Given data
<<<<
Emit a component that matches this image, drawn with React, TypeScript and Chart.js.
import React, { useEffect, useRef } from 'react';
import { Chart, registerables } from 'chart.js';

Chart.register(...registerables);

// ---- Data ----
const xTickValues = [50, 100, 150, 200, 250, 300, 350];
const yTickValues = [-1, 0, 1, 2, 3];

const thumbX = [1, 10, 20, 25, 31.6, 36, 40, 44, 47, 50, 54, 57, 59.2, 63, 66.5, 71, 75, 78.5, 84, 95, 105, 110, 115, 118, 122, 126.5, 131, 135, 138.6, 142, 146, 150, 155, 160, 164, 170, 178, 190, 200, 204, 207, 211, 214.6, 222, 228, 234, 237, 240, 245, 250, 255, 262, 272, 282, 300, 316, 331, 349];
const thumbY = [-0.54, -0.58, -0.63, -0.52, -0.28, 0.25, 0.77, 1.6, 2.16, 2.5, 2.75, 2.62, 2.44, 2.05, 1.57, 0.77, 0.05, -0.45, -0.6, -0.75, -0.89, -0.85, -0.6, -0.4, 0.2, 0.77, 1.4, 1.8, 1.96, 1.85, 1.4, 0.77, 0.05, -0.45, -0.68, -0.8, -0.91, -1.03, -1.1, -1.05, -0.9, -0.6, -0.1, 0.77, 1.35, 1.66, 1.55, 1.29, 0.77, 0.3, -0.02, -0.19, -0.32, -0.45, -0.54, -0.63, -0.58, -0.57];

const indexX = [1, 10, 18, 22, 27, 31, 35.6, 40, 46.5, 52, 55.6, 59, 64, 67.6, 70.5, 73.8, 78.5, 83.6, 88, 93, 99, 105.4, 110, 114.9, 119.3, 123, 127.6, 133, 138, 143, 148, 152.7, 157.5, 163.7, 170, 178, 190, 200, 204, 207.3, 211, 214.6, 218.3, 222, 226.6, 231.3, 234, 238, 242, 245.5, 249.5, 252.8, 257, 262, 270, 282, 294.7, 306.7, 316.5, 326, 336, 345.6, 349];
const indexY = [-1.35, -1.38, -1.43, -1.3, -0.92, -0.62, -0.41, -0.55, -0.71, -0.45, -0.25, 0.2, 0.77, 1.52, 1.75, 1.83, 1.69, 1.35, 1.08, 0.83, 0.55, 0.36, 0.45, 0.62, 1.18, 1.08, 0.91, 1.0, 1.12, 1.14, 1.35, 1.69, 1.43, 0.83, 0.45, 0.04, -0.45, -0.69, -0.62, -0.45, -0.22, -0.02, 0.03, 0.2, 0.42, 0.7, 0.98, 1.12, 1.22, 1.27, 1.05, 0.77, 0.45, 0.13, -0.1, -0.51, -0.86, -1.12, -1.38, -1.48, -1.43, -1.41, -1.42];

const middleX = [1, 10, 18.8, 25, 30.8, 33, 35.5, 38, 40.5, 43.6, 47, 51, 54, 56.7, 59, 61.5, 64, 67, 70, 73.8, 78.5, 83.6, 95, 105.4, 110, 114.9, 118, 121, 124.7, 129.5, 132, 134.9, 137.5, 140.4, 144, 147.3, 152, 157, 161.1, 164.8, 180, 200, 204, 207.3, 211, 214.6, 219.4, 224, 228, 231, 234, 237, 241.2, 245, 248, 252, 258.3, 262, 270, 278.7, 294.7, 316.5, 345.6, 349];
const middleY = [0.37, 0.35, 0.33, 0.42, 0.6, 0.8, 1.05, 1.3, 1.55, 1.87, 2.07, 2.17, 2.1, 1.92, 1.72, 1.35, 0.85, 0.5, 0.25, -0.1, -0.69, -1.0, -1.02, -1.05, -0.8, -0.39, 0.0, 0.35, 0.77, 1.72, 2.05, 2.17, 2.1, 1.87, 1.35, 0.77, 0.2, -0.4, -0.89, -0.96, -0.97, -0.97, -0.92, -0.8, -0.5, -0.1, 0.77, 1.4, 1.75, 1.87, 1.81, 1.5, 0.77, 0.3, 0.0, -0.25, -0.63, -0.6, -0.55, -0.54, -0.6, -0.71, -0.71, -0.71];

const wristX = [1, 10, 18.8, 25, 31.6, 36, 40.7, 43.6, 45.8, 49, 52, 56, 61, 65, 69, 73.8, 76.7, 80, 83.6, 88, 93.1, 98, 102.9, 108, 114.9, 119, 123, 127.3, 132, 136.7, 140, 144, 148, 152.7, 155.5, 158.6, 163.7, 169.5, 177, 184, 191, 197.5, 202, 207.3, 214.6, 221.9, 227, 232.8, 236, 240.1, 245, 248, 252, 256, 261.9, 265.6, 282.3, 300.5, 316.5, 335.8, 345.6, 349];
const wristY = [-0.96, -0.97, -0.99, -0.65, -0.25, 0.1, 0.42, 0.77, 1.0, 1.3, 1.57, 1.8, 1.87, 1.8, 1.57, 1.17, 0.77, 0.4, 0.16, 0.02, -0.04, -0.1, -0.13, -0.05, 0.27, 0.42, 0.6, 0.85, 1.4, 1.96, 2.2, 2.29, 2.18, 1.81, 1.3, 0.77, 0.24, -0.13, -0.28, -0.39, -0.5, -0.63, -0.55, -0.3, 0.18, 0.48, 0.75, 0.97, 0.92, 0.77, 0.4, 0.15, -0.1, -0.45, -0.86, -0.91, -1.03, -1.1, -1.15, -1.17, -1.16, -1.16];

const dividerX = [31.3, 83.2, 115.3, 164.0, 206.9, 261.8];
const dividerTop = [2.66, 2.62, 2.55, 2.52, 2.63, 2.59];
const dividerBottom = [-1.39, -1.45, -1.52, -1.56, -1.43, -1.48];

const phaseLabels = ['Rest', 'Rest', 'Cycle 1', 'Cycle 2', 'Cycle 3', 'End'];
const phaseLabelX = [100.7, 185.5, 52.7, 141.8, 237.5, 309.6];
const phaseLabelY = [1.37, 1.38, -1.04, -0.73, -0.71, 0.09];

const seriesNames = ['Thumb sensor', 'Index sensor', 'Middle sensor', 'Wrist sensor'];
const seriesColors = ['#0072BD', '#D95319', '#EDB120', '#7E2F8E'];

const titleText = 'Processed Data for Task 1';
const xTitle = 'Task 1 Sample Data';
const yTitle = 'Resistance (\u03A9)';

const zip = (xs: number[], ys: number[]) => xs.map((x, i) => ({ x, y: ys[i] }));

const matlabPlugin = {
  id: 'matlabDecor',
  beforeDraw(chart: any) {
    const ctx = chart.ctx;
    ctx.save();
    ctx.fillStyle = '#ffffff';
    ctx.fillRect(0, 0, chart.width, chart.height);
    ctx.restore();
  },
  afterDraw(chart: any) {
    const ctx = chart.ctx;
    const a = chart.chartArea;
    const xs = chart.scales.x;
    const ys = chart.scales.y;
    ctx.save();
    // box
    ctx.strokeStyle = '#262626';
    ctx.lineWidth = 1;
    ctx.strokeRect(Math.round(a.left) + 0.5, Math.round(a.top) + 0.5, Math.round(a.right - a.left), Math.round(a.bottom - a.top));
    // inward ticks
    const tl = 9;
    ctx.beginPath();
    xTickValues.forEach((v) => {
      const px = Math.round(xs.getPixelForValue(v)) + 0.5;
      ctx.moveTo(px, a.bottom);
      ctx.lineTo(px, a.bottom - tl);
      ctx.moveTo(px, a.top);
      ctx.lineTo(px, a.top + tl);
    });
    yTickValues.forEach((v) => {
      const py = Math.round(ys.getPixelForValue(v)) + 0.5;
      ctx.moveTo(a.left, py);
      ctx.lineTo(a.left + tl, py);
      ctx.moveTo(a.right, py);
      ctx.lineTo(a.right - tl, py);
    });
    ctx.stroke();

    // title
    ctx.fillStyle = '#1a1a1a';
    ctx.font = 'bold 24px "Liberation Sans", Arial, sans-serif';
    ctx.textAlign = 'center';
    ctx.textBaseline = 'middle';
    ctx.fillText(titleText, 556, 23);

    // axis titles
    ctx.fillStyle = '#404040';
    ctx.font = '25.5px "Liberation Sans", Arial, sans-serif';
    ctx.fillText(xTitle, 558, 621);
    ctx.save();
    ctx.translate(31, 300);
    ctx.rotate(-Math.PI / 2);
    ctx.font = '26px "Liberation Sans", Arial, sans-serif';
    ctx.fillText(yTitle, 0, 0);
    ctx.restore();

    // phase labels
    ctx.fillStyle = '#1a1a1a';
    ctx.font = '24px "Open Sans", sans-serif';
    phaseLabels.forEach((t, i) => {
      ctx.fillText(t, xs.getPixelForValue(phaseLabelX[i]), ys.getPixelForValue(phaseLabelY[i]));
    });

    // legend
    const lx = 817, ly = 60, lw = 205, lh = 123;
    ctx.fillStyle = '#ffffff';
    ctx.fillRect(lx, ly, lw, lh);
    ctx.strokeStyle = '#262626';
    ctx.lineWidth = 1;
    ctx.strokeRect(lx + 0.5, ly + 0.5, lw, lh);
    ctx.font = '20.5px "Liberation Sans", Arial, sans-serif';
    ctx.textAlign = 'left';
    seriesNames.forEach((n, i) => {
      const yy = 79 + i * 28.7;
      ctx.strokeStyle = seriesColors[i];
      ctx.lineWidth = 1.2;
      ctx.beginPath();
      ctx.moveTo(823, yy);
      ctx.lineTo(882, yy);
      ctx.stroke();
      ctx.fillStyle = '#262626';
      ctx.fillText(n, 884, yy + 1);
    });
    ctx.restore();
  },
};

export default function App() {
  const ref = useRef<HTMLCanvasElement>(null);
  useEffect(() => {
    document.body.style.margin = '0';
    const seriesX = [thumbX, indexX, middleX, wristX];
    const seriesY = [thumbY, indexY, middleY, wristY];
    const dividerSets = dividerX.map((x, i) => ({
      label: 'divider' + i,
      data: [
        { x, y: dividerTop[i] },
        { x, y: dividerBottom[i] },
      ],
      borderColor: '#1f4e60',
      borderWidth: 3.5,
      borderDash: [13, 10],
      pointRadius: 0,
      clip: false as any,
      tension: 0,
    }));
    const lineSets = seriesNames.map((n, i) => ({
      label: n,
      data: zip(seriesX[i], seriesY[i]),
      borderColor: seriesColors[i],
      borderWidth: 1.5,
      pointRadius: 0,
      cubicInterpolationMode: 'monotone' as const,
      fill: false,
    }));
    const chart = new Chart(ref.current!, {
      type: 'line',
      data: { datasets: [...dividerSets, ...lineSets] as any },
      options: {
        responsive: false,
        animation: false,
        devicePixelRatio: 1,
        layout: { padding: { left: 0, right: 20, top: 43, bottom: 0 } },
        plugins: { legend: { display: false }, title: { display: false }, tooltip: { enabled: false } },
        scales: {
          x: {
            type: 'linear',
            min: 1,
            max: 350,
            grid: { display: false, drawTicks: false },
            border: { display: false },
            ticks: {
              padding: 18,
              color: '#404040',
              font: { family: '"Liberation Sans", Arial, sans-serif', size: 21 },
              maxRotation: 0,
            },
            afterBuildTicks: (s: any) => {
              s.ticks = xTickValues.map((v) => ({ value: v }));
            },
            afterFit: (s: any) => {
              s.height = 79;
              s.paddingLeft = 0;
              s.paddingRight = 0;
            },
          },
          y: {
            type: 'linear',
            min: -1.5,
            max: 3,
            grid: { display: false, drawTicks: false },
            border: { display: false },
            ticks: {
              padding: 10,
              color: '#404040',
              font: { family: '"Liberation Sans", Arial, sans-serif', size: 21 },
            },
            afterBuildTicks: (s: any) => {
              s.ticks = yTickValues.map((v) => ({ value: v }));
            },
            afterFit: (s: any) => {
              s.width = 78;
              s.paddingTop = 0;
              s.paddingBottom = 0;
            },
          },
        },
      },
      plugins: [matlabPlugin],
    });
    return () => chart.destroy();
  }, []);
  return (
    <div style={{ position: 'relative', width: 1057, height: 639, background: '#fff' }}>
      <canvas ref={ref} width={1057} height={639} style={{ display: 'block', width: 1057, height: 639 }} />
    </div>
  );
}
>>>>
<<<<
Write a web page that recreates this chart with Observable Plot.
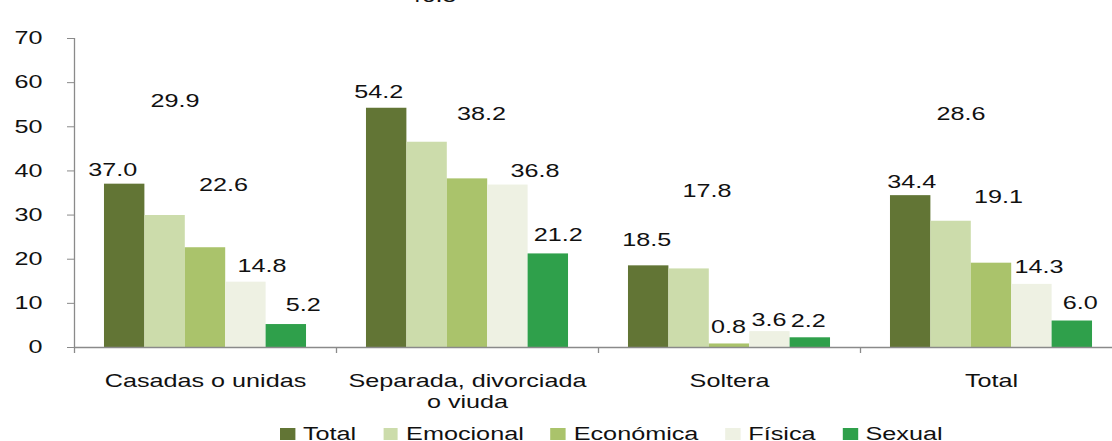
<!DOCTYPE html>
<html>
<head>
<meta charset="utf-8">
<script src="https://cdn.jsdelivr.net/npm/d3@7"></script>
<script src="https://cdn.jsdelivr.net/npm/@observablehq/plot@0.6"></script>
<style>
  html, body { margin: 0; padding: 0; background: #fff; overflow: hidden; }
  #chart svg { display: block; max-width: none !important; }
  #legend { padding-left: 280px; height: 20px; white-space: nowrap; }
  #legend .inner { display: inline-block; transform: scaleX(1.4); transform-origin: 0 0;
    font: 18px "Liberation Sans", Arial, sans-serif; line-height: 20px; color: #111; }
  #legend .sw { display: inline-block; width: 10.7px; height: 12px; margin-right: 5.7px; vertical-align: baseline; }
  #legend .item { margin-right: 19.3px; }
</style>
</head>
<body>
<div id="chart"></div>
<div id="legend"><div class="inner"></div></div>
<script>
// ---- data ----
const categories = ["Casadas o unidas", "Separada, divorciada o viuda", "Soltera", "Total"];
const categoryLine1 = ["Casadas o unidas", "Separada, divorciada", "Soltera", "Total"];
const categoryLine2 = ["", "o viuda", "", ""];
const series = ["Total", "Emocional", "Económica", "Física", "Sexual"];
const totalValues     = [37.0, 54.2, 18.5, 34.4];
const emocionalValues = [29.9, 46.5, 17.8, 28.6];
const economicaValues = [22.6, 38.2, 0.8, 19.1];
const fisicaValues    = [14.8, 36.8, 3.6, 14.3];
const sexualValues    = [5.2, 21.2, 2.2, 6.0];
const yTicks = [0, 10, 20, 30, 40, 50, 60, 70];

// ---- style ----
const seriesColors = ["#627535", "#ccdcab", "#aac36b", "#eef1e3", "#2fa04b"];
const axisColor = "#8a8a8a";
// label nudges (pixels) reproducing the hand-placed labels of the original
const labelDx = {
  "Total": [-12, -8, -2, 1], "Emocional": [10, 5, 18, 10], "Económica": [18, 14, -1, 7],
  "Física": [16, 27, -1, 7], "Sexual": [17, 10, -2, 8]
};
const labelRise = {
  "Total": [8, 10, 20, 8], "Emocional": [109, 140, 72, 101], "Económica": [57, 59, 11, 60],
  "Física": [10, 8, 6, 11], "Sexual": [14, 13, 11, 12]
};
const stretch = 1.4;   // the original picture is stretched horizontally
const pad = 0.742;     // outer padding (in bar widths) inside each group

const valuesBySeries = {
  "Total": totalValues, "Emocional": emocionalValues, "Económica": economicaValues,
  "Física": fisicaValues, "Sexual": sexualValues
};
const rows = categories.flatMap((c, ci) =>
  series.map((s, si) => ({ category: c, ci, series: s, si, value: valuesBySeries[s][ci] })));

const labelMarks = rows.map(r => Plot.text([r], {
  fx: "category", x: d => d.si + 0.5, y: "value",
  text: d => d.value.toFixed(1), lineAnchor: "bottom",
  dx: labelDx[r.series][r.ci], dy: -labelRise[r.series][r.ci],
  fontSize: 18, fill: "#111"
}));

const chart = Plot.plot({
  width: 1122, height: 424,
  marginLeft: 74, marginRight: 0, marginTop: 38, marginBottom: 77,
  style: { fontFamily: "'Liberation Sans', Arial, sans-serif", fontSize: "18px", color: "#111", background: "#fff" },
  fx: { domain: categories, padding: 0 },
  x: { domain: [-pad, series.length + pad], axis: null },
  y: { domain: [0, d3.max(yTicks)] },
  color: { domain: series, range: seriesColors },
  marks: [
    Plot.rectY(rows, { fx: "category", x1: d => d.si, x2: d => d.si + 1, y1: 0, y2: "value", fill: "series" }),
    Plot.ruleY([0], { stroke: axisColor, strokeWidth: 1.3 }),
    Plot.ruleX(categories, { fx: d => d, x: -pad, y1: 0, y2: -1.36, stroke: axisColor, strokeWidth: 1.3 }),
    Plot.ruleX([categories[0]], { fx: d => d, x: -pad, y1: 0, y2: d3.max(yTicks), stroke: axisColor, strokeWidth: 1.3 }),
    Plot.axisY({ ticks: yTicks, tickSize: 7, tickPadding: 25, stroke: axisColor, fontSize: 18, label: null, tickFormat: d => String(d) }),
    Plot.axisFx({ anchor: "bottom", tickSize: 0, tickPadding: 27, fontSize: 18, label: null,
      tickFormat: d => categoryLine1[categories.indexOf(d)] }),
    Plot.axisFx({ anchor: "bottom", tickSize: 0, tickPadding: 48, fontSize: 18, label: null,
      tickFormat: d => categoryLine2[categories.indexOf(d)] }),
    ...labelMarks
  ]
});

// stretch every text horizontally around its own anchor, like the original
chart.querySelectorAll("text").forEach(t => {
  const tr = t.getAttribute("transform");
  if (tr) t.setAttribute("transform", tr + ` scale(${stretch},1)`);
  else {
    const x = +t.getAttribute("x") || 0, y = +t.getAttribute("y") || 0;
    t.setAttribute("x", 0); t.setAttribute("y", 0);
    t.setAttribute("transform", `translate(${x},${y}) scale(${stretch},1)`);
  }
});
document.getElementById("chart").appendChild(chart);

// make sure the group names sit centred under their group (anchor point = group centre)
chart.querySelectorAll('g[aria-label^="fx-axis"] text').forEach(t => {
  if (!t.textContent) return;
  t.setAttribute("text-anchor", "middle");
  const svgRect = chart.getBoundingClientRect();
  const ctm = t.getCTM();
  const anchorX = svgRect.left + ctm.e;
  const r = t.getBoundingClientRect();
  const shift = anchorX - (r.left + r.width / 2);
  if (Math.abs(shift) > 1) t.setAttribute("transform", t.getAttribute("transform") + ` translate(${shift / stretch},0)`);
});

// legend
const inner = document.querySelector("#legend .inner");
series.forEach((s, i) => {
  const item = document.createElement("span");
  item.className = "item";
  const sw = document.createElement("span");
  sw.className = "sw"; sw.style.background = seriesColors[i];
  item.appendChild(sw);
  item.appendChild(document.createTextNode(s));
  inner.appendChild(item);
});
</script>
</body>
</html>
>>>>
Set exercise
Quote exactly the lines running from the line with "Emit a component" through the line with "const yTickValues = [-1, 0, 1, 2, 3];", both ends included, and nothing more.

Final result
Emit a component that matches this image, drawn with React, TypeScript and Chart.js.
import React, { useEffect, useRef } from 'react';
import { Chart, registerables } from 'chart.js';

Chart.register(...registerables);

// ---- Data ----
const xTickValues = [50, 100, 150, 200, 250, 300, 350];
const yTickValues = [-1, 0, 1, 2, 3];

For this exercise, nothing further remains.